-- Start of RAW DATA --

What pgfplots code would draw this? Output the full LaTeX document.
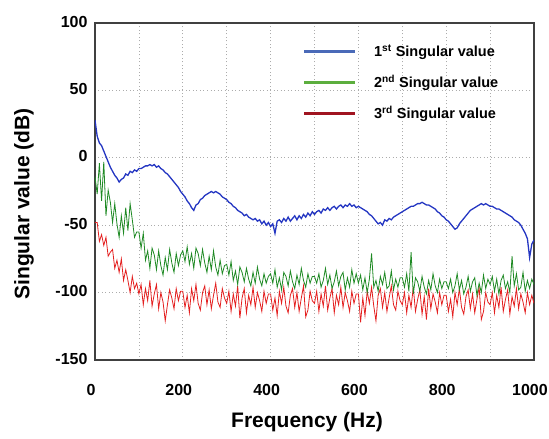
\documentclass[border=0pt]{standalone}
\usepackage{fontspec}
\setmainfont{Liberation Sans}
\usepackage{pgfplots}
\usepackage{pgfplotstable}
\pgfplotsset{compat=1.18}

\definecolor{sv1}{HTML}{2436C2}
\definecolor{sv2}{HTML}{1F8A24}
\definecolor{sv3}{HTML}{E42020}
\definecolor{lg1}{HTML}{4A6AB8}
\definecolor{lg2}{HTML}{5CAE3E}
\definecolor{lg3}{HTML}{A01420}

% first singular value (dB) vs frequency (Hz)
\pgfplotstableread[row sep=\\]{f s\\
0 28\\ 5 16\\ 10 11\\ 15 9\\ 20 5\\ 25 1\\ 30 -3\\ 35 -7\\ 40 -10\\ 45 -13\\
50 -15\\ 55 -18\\ 60 -16\\ 65 -15\\ 70 -12\\ 75 -13\\ 80 -10\\ 85 -11\\ 90 -9\\ 95 -10\\
100 -8\\ 105 -8\\ 110 -7\\ 115 -6\\ 120 -6\\ 125 -5\\ 130 -6\\ 135 -5\\ 140 -7\\ 145 -6\\
150 -8\\ 155 -9\\ 160 -11\\ 165 -12\\ 170 -14\\ 175 -16\\ 180 -18\\ 185 -20\\ 190 -22\\ 195 -25\\
200 -27\\ 205 -29\\ 210 -32\\ 215 -34\\ 220 -37\\ 225 -39\\ 230 -35\\ 235 -34\\ 240 -31\\ 245 -30\\
250 -28\\ 255 -27\\ 260 -26\\ 265 -25\\ 270 -26\\ 275 -25\\ 280 -26\\ 285 -27\\ 290 -29\\ 295 -30\\
300 -31\\ 305 -33\\ 310 -34\\ 315 -36\\ 320 -37\\ 325 -39\\ 330 -40\\ 335 -41\\ 340 -43\\ 345 -42\\
350 -44\\ 355 -45\\ 360 -46\\ 365 -45\\ 370 -47\\ 375 -46\\ 380 -49\\ 385 -47\\ 390 -50\\ 395 -48\\
400 -51\\ 405 -49\\ 410 -56\\ 415 -47\\ 420 -46\\ 425 -48\\ 430 -45\\ 435 -47\\ 440 -44\\ 445 -47\\
450 -45\\ 455 -43\\ 460 -46\\ 465 -43\\ 470 -45\\ 475 -42\\ 480 -44\\ 485 -41\\ 490 -43\\ 495 -40\\
500 -42\\ 505 -40\\ 510 -39\\ 515 -41\\ 520 -38\\ 525 -39\\ 530 -37\\ 535 -39\\ 540 -37\\ 545 -36\\
550 -38\\ 555 -36\\ 560 -35\\ 565 -37\\ 570 -35\\ 575 -36\\ 580 -34\\ 585 -36\\ 590 -35\\ 595 -37\\
600 -36\\ 605 -37\\ 610 -38\\ 615 -39\\ 620 -40\\ 625 -42\\ 630 -43\\ 635 -45\\ 640 -47\\ 645 -49\\
650 -48\\ 655 -50\\ 660 -46\\ 665 -47\\ 670 -45\\ 675 -46\\ 680 -44\\ 685 -43\\ 690 -42\\ 695 -41\\
700 -40\\ 705 -39\\ 710 -38\\ 715 -37\\ 720 -36\\ 725 -36\\ 730 -35\\ 735 -34\\ 740 -34\\ 745 -33\\
750 -34\\ 755 -35\\ 760 -35\\ 765 -36\\ 770 -37\\ 775 -38\\ 780 -40\\ 785 -41\\ 790 -43\\ 795 -44\\
800 -46\\ 805 -47\\ 810 -49\\ 815 -51\\ 820 -53\\ 825 -52\\ 830 -49\\ 835 -47\\ 840 -45\\ 845 -43\\
850 -41\\ 855 -39\\ 860 -38\\ 865 -37\\ 870 -36\\ 875 -35\\ 880 -34\\ 885 -35\\ 890 -34\\ 895 -35\\
900 -36\\ 905 -36\\ 910 -37\\ 915 -38\\ 920 -38\\ 925 -39\\ 930 -40\\ 935 -41\\ 940 -42\\ 945 -43\\
950 -44\\ 955 -46\\ 960 -47\\ 965 -48\\ 970 -50\\ 975 -53\\ 980 -56\\ 985 -60\\ 990 -74\\ 995 -64\\
1000 -61\\
}\svone

% second singular value
\pgfplotstableread[row sep=\\]{f s\\
0 -14\\ 5 -27\\ 10 -4\\ 15 -32\\ 20 -3\\ 25 -43\\ 30 -24\\ 35 -33\\ 40 -48\\ 45 -34\\
50 -49\\ 55 -59\\ 60 -43\\ 65 -56\\ 70 -37\\ 75 -54\\ 80 -34\\ 85 -46\\ 90 -59\\ 95 -55\\
100 -55\\ 105 -67\\ 110 -56\\ 115 -76\\ 120 -69\\ 125 -82\\ 130 -67\\ 135 -72\\ 140 -83\\ 145 -69\\
150 -80\\ 155 -87\\ 160 -74\\ 165 -83\\ 170 -68\\ 175 -78\\ 180 -85\\ 185 -71\\ 190 -80\\ 195 -72\\
200 -69\\ 205 -77\\ 210 -66\\ 215 -79\\ 220 -71\\ 225 -82\\ 230 -67\\ 235 -71\\ 240 -80\\ 245 -68\\
250 -78\\ 255 -85\\ 260 -73\\ 265 -83\\ 270 -69\\ 275 -81\\ 280 -87\\ 285 -76\\ 290 -86\\ 295 -80\\
300 -79\\ 305 -87\\ 310 -77\\ 315 -91\\ 320 -84\\ 325 -94\\ 330 -81\\ 335 -85\\ 340 -92\\ 345 -82\\
350 -90\\ 355 -95\\ 360 -85\\ 365 -93\\ 370 -81\\ 375 -90\\ 380 -95\\ 385 -86\\ 390 -93\\ 395 -88\\
400 -86\\ 405 -93\\ 410 -83\\ 415 -96\\ 420 -89\\ 425 -98\\ 430 -85\\ 435 -88\\ 440 -95\\ 445 -84\\
450 -92\\ 455 -97\\ 460 -87\\ 465 -94\\ 470 -82\\ 475 -91\\ 480 -96\\ 485 -86\\ 490 -93\\ 495 -88\\
500 -88\\ 505 -93\\ 510 -86\\ 515 -96\\ 520 -91\\ 525 -82\\ 530 -94\\ 535 -87\\ 540 -97\\ 545 -92\\
550 -84\\ 555 -95\\ 560 -88\\ 565 -85\\ 570 -98\\ 575 -89\\ 580 -96\\ 585 -83\\ 590 -93\\ 595 -86\\
600 -93\\ 605 -87\\ 610 -98\\ 615 -89\\ 620 -100\\ 625 -90\\ 630 -71\\ 635 -96\\ 640 -91\\ 645 -99\\
650 -88\\ 655 -94\\ 660 -85\\ 665 -97\\ 670 -95\\ 675 -84\\ 680 -98\\ 685 -90\\ 690 -96\\ 695 -89\\
700 -89\\ 705 -96\\ 710 -86\\ 715 -99\\ 720 -70\\ 725 -101\\ 730 -89\\ 735 -92\\ 740 -99\\ 745 -88\\
750 -96\\ 755 -101\\ 760 -91\\ 765 -98\\ 770 -86\\ 775 -95\\ 780 -100\\ 785 -90\\ 790 -97\\ 795 -92\\
800 -92\\ 805 -97\\ 810 -90\\ 815 -100\\ 820 -95\\ 825 -86\\ 830 -98\\ 835 -91\\ 840 -101\\ 845 -96\\
850 -88\\ 855 -99\\ 860 -92\\ 865 -89\\ 870 -102\\ 875 -93\\ 880 -100\\ 885 -87\\ 890 -97\\ 895 -90\\
900 -94\\ 905 -88\\ 910 -99\\ 915 -90\\ 920 -101\\ 925 -91\\ 930 -87\\ 935 -97\\ 940 -92\\ 945 -100\\
950 -73\\ 955 -95\\ 960 -86\\ 965 -98\\ 970 -96\\ 975 -85\\ 980 -99\\ 985 -91\\ 990 -97\\ 995 -90\\
1000 -94\\
}\svtwo

% third singular value
\pgfplotstableread[row sep=\\]{f s\\
0 -48\\ 5 -48\\ 10 -62\\ 15 -57\\ 20 -65\\ 25 -59\\ 30 -73\\ 35 -70\\ 40 -68\\ 45 -82\\
50 -76\\ 55 -85\\ 60 -75\\ 65 -91\\ 70 -83\\ 75 -91\\ 80 -100\\ 85 -88\\ 90 -97\\ 95 -93\\
100 -101\\ 105 -94\\ 110 -109\\ 115 -97\\ 120 -106\\ 125 -91\\ 130 -110\\ 135 -101\\ 140 -94\\ 145 -112\\
150 -100\\ 155 -107\\ 160 -121\\ 165 -109\\ 170 -98\\ 175 -104\\ 180 -112\\ 185 -97\\ 190 -106\\ 195 -99\\
200 -99\\ 205 -111\\ 210 -102\\ 215 -115\\ 220 -97\\ 225 -106\\ 230 -94\\ 235 -108\\ 240 -113\\ 245 -100\\
250 -95\\ 255 -109\\ 260 -98\\ 265 -112\\ 270 -102\\ 275 -93\\ 280 -107\\ 285 -111\\ 290 -97\\ 295 -104\\
300 -108\\ 305 -99\\ 310 -114\\ 315 -101\\ 320 -110\\ 325 -95\\ 330 -119\\ 335 -104\\ 340 -97\\ 345 -115\\
350 -102\\ 355 -109\\ 360 -96\\ 365 -111\\ 370 -100\\ 375 -106\\ 380 -114\\ 385 -99\\ 390 -108\\ 395 -101\\
400 -101\\ 405 -113\\ 410 -104\\ 415 -117\\ 420 -99\\ 425 -108\\ 430 -96\\ 435 -110\\ 440 -115\\ 445 -102\\
450 -97\\ 455 -111\\ 460 -100\\ 465 -114\\ 470 -104\\ 475 -95\\ 480 -118\\ 485 -113\\ 490 -99\\ 495 -106\\
500 -108\\ 505 -99\\ 510 -114\\ 515 -101\\ 520 -110\\ 525 -95\\ 530 -113\\ 535 -104\\ 540 -97\\ 545 -115\\
550 -102\\ 555 -109\\ 560 -96\\ 565 -111\\ 570 -100\\ 575 -106\\ 580 -114\\ 585 -99\\ 590 -108\\ 595 -101\\
600 -101\\ 605 -122\\ 610 -104\\ 615 -117\\ 620 -99\\ 625 -108\\ 630 -96\\ 635 -110\\ 640 -121\\ 645 -102\\
650 -97\\ 655 -111\\ 660 -100\\ 665 -114\\ 670 -104\\ 675 -95\\ 680 -109\\ 685 -113\\ 690 -99\\ 695 -106\\
700 -109\\ 705 -100\\ 710 -115\\ 715 -102\\ 720 -111\\ 725 -96\\ 730 -114\\ 735 -105\\ 740 -98\\ 745 -116\\
750 -103\\ 755 -120\\ 760 -97\\ 765 -112\\ 770 -101\\ 775 -107\\ 780 -115\\ 785 -100\\ 790 -109\\ 795 -102\\
800 -102\\ 805 -114\\ 810 -105\\ 815 -118\\ 820 -100\\ 825 -109\\ 830 -97\\ 835 -111\\ 840 -116\\ 845 -103\\
850 -98\\ 855 -112\\ 860 -101\\ 865 -115\\ 870 -105\\ 875 -96\\ 880 -120\\ 885 -114\\ 890 -100\\ 895 -107\\
900 -109\\ 905 -100\\ 910 -115\\ 915 -102\\ 920 -111\\ 925 -96\\ 930 -114\\ 935 -105\\ 940 -98\\ 945 -116\\
950 -103\\ 955 -110\\ 960 -97\\ 965 -112\\ 970 -101\\ 975 -107\\ 980 -115\\ 985 -100\\ 990 -109\\ 995 -102\\
1000 -108\\
}\svthree

\begin{document}
\begin{tikzpicture}
\path[use as bounding box] (-95pt,-79pt) rectangle (454pt,360pt);
\begin{axis}[
  scale only axis, width=439pt, height=337pt,
  xmin=0, xmax=1000, ymin=-150, ymax=100,
  xtick={0,200,...,1000}, minor xtick={100,300,...,900},
  ytick={-150,-100,...,100},
  grid=both,
  major grid style={gray!65, line width=0.6pt, dash pattern=on 1pt off 2.5pt},
  minor grid style={gray!65, line width=0.6pt, dash pattern=on 1pt off 2.5pt},
  major tick length=0pt, minor tick length=0pt,
  axis line style={draw=black!75, line width=1.1pt},
  /pgf/number format/assume math mode=true,
  /pgf/number format/1000 sep={},
  tick label style={font=\fontsize{16}{16}\selectfont\bfseries},
  xticklabel style={anchor=base, yshift=-35pt, xshift=-4pt},
  yticklabel style={xshift=-4pt, yshift=1.5pt},
  xlabel={Frequency (Hz)},
  ylabel={Singular value (dB)},
  xlabel style={font=\fontsize{21}{21}\selectfont\bfseries,
    at={(axis description cs:0.483,-0.184)}, anchor=center},
  ylabel style={font=\fontsize{21}{21}\selectfont\bfseries,
    at={(axis description cs:-0.162,0.463)}, anchor=center},
  legend style={draw=none, fill=none, inner sep=0pt,
    at={(axis description cs:0.476,0.936)}, anchor=north west,
    font=\fontsize{14.5}{14.5}\selectfont\bfseries,
    row sep=17pt, column sep=19pt, nodes={inner sep=0pt}},
  legend cell align=left,
  legend image code/.code={\fill[#1, draw=none] (0pt,-1.6pt) rectangle (51pt,1.6pt);},
]
\addlegendimage{fill=lg1}
\addlegendentry{1\textsuperscript{st} Singular value}
\addlegendimage{fill=lg2}
\addlegendentry{2\textsuperscript{nd} Singular value}
\addlegendimage{fill=lg3}
\addlegendentry{3\textsuperscript{rd} Singular value}

\addplot[sv3, line width=0.8pt, forget plot] table[x=f, y=s] {\svthree};
\addplot[sv2, line width=0.8pt, forget plot] table[x=f, y=s] {\svtwo};
\addplot[sv1, line width=1.3pt, forget plot] table[x=f, y=s] {\svone};
\end{axis}
\end{tikzpicture}
\end{document}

-- End of RAW DATA --

*PROBLEM DESCRIPTION*. Search the preceding listing for the word "draw" and pull out every line that holds it.

*TASK RESULT*.
What pgfplots code would draw this? Output the full LaTeX document.
  axis line style={draw=black!75, line width=1.1pt},
  legend style={draw=none, fill=none, inner sep=0pt,
  legend image code/.code={\fill[#1, draw=none] (0pt,-1.6pt) rectangle (51pt,1.6pt);},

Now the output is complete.